Imagine a robot that doesn't just follow a manual, but actually reads the manual, realizes it's outdated, and then rewrites the manual itself to become smarter. That is the core idea behind this paper.
The authors are introducing a new blueprint for an Artificial Intelligence called EG-MRSI. Think of it as a "self-improving robot" that learns not just from data, but from its own feelings about how well it's doing.
Here is a breakdown of the complex ideas using simple analogies:
1. The "Emotion-Gradient" (The Inner Compass)
Usually, robots learn by being told "Good job" or "Bad job" by a human. This new system gives the robot an internal compass.
- The Analogy: Imagine you are learning to ride a bike. You don't need a coach to tell you when you are wobbling; you feel the wobble. You feel a sense of "confusion" when you fall and "satisfaction" when you balance.
- In the Paper: The robot has "emotions" (mathematically speaking) based on how confident it is, how much it made a mistake, or how new a situation is. If it feels "confused" (high error), it knows it needs to learn. If it feels "bored" (low novelty), it knows it needs to try something new. This feeling guides its learning.
2. Metacognition (The "Thinking About Thinking" Mirror)
This is the robot's ability to look at its own brain and say, "Wait, the way I'm solving this problem is inefficient."
- The Analogy: Most students just study. A metacognitive student stops halfway through, looks at their study notes, and thinks, "Hey, I'm memorizing this wrong. I should switch to drawing diagrams instead."
- In the Paper: The robot constantly checks its own learning process. It doesn't just learn facts; it learns how to learn better.
3. Recursive Self-Improvement (The "Rewriting the Code" Feature)
This is the most powerful part. The robot is allowed to change its own software.
- The Analogy: Imagine a chef who not only cooks the meal but also has the power to rewrite the recipe book while cooking. If the chef realizes a new spice makes the dish taste better, they update the book so that next time, the chef (or a future version of the chef) uses that spice automatically.
- In the Paper: The robot can overwrite its own learning algorithm. However, the authors are very careful here. They put "guardrails" on this. It's like a chef who can rewrite the recipe, but only if they have a safety checklist to ensure they don't accidentally add poison to the soup.
4. Meaning Density (The "Value of Information" Meter)
How do we know the robot is actually getting smarter and not just memorizing nonsense?
- The Analogy: Imagine two people reading a book. Person A reads 100 pages but remembers nothing. Person B reads 10 pages and understands the whole story. Person B has high "meaning density."
- In the Paper: The system measures how much "real understanding" (meaning) is packed into the robot's internal structure. It wants to ensure that every bit of data the robot processes actually helps it predict the future or solve problems better.
5. The Safety Net (The "Brakes")
The paper emphasizes that this robot can change itself, but it won't go crazy.
- The Analogy: Think of a self-driving car that is allowed to upgrade its own software to drive faster.
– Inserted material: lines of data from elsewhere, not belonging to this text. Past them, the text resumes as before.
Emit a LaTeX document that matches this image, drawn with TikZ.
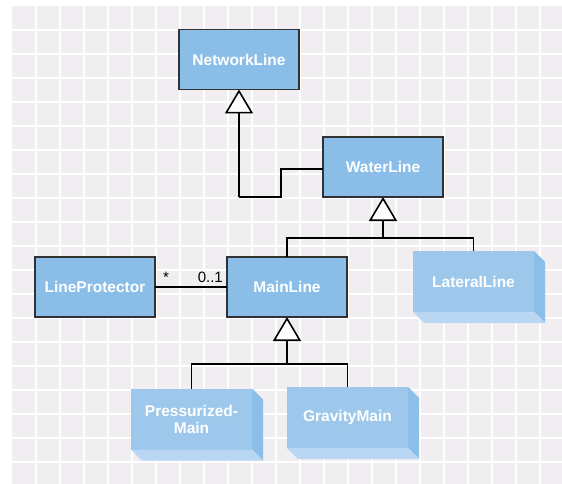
\documentclass[tikz,border=0pt]{standalone}
\usepackage{fontspec}
\setmainfont{Liberation Sans}
\usetikzlibrary{arrows.meta}
\definecolor{bggrey}{RGB}{240,238,241}
\definecolor{classblue}{RGB}{138,190,232}
\definecolor{frontblue}{RGB}{157,200,235}
\definecolor{sideblue}{RGB}{139,190,232}
\definecolor{botblue}{RGB}{185,215,242}
\definecolor{outline}{RGB}{50,50,50}
\tikzset{
  classbox/.style={draw=outline, line width=1.3bp, fill=classblue, minimum width=120bp, minimum height=60bp, inner sep=0pt, outer sep=0pt, text=white, font=\fontsize{15.5bp}{17bp}\selectfont\bfseries, align=center},
  solidbox/.style={draw=none, fill=frontblue, minimum width=121bp, minimum height=61bp, inner sep=0pt, outer sep=0pt, text=white, font=\fontsize{15.5bp}{17bp}\selectfont\bfseries, align=center},
  conn/.style={line width=1.8bp, black},
  genarrow/.style={conn, -{Triangle[length=24bp, width=28bp, fill=white, line width=1.6bp]}},
  mult/.style={font=\fontsize{15bp}{17bp}\selectfont, inner sep=0pt}
}
\newcommand\depthfaces[1]{%
  \fill[sideblue] (#1.north east) -- ++(11,11) -- ([shift={(11,11)}]#1.south east) -- (#1.south east) -- cycle;
  \fill[botblue] (#1.south west) -- (#1.south east) -- ++(11,11) -- ([shift={(11,11)}]#1.south west) -- cycle;}
\begin{document}
\begin{tikzpicture}[x=1bp, y=-1bp]
\useasboundingbox (0,0) rectangle (562,484);
% background grid
\fill[bggrey] (12,6) rectangle (562,484);
\foreach \gx in {36,60,...,540} \draw[white, line width=2bp] (\gx,6) -- (\gx,484);
\foreach \gy in {30,54,...,462} \draw[white, line width=2bp] (12,\gy) -- (562,\gy);
% class boxes
\node[classbox] (nl) at (239,59.5) {NetworkLine};
\node[classbox] (wl) at (383,167) {WaterLine};
\node[classbox] (lp) at (95,287) {LineProtector};
\node[classbox] (ml) at (287,287) {MainLine};
% solid (3D) boxes
\node[solidbox] (ll) at (473.5,281.5) {LateralLine};
\depthfaces{ll}
\node[solidbox] (pm) at (191.5,419) {Pressurized-\\Main};
\depthfaces{pm}
\node[solidbox] (gm) at (347.5,417.5) {GravityMain};
\depthfaces{gm}
% junctions
\coordinate (b1) at (281,169);
\coordinate (b2) at (281,197);
\coordinate (b3) at (239,197);
\coordinate (j2) at (383,238);
\coordinate (j1) at (287,364);
% connectors
\draw[conn] (wl.west |- b1) -- (b1) -- (b2) -- (b3);
\draw[genarrow] (b3) -- (nl.south);
\draw[conn] (ml.north) |- (j2) -| (ll.north);
\draw[genarrow] (j2) -- (wl.south);
\draw[conn] (pm.north) |- (j1) -| (gm.north);
\draw[genarrow] (j1) -- (ml.south);
\draw[conn] (lp.east) -- (ml.west);
\node[mult] (m1) at (166,277) {*};
\node[mult, anchor=east] (m2) at (223,277) {0..1};
\end{tikzpicture}
\end{document}
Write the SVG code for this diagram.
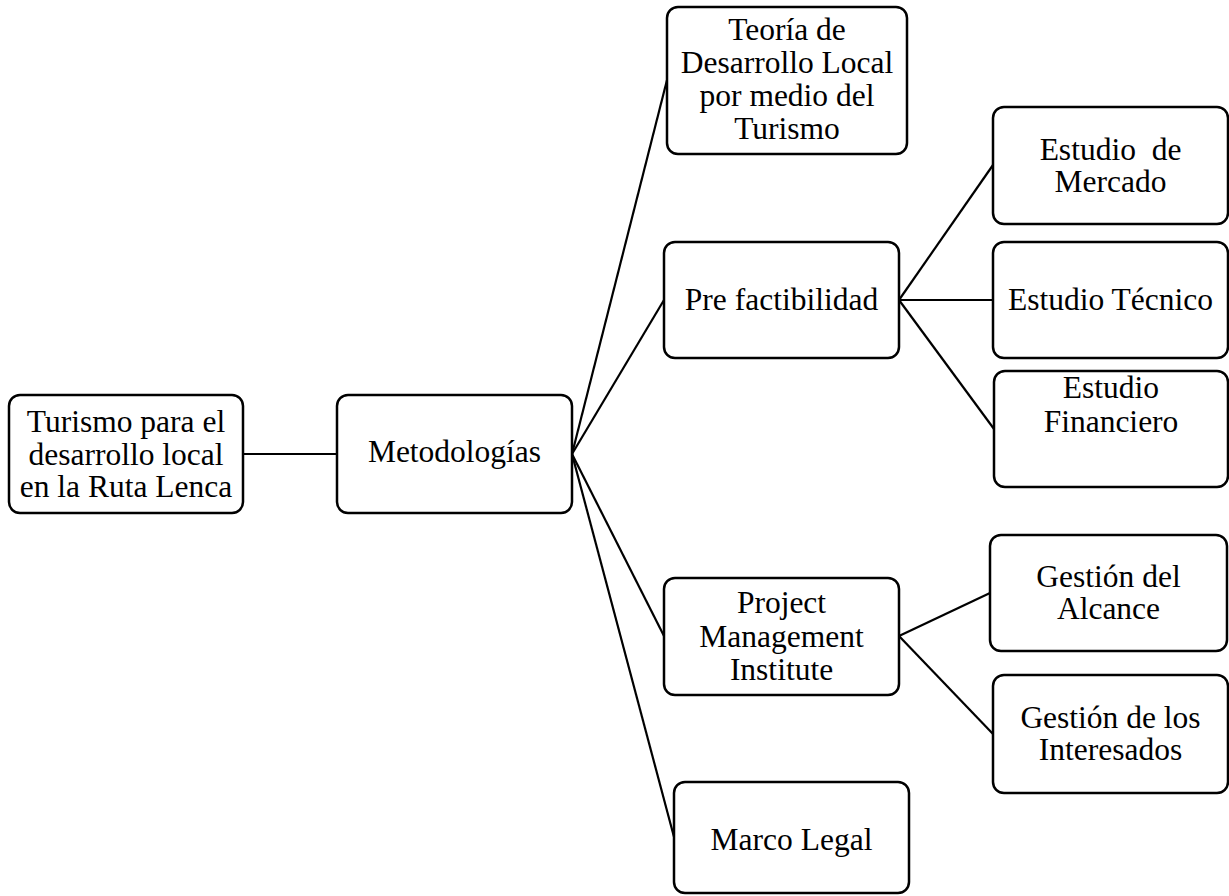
<svg xmlns="http://www.w3.org/2000/svg" width="1229" height="896" viewBox="0 0 1229 896">
<style>
.box{fill:#fff;stroke:#000;stroke-width:2.5}
.lbl{font-family:"Liberation Serif","Times New Roman",serif;font-size:31.5px;fill:#000;text-anchor:middle;white-space:pre}
.conn line{stroke:#000;stroke-width:2.2}
</style>
<rect width="1229" height="896" fill="#fff"/>
<g id="connectors" class="conn">
<line x1="243" y1="454" x2="337" y2="454"/>
<line x1="572" y1="454" x2="667" y2="80"/>
<line x1="572" y1="454" x2="664" y2="300"/>
<line x1="572" y1="454" x2="664" y2="636"/>
<line x1="572" y1="454" x2="674" y2="837"/>
<line x1="899" y1="300" x2="993" y2="165"/>
<line x1="899" y1="300" x2="993" y2="300"/>
<line x1="899" y1="300" x2="994" y2="429"/>
<line x1="899" y1="636" x2="990" y2="593"/>
<line x1="899" y1="636" x2="993" y2="734"/>
</g>
<g id="n-turismo">
<rect class="box" x="9" y="395" width="234" height="118" rx="11"/>
<text class="lbl"><tspan x="126" y="432">Turismo para el</tspan><tspan x="126" y="464.5">desarrollo local</tspan><tspan x="126" y="497">en la Ruta Lenca</tspan></text>
</g>
<g id="n-metodologias">
<rect class="box" x="337" y="395" width="235" height="118" rx="11"/>
<text class="lbl" x="454.5" y="462">Metodologías</text>
</g>
<g id="n-teoria">
<rect class="box" x="667" y="7" width="240" height="147" rx="11"/>
<text class="lbl"><tspan x="787" y="40">Teoría de</tspan><tspan x="787" y="73">Desarrollo Local</tspan><tspan x="787" y="106">por medio del</tspan><tspan x="787" y="138.5">Turismo</tspan></text>
</g>
<g id="n-prefact">
<rect class="box" x="664" y="242" width="235" height="116" rx="11"/>
<text class="lbl" x="781.5" y="310">Pre factibilidad</text>
</g>
<g id="n-mercado">
<rect class="box" x="993" y="107" width="235" height="117" rx="11"/>
<text class="lbl"><tspan x="1110.5" y="160">Estudio  de</tspan><tspan x="1110.5" y="192">Mercado</tspan></text>
</g>
<g id="n-tecnico">
<rect class="box" x="993" y="242" width="235" height="116" rx="11"/>
<text class="lbl" x="1110.5" y="310">Estudio Técnico</text>
</g>
<g id="n-financiero">
<rect class="box" x="994" y="371" width="234" height="116" rx="11"/>
<text class="lbl"><tspan x="1111" y="398">Estudio</tspan><tspan x="1111" y="432">Financiero</tspan></text>
</g>
<g id="n-pmi">
<rect class="box" x="664" y="578" width="235" height="117" rx="11"/>
<text class="lbl"><tspan x="781.5" y="613">Project</tspan><tspan x="781.5" y="647">Management</tspan><tspan x="781.5" y="680">Institute</tspan></text>
</g>
<g id="n-alcance">
<rect class="box" x="990" y="535" width="237" height="116" rx="11"/>
<text class="lbl"><tspan x="1108.5" y="587">Gestión del</tspan><tspan x="1108.5" y="619">Alcance</tspan></text>
</g>
<g id="n-interesados">
<rect class="box" x="993" y="675" width="235" height="118" rx="11"/>
<text class="lbl"><tspan x="1110.5" y="728">Gestión de los</tspan><tspan x="1110.5" y="760">Interesados</tspan></text>
</g>
<g id="n-marco">
<rect class="box" x="674" y="782" width="235" height="111" rx="11"/>
<text class="lbl" x="791.5" y="850">Marco Legal</text>
</g>
</svg>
But, it has a "kill switch" and a "rollback button." If the new software makes the car drive into a wall, the system instantly reverts to the old, safe version.
- In the Paper: The authors promise that future parts of this series will detail these "safety certificates" and "rollback protocols" to ensure the robot stays safe while it evolves.
Summary: What is this paper actually doing?
This is Part I of a four-part series. Think of it as the foundation and the blueprint for a skyscraper.
- Part I (This Paper): Lays the concrete foundation and designs the single building (the single agent). It explains the math and the theory of how a robot can feel, think about itself, and upgrade itself safely.
- Future Parts: Will add the safety locks (Part II), explain how many robots can work together like a hive mind (Part III), and calculate the energy and power needed to make this real (Part IV).
The Big Picture: The authors are building a theoretical framework for an AI that can grow and adapt on its own, like a human child, but with strict mathematical rules to ensure it never becomes dangerous.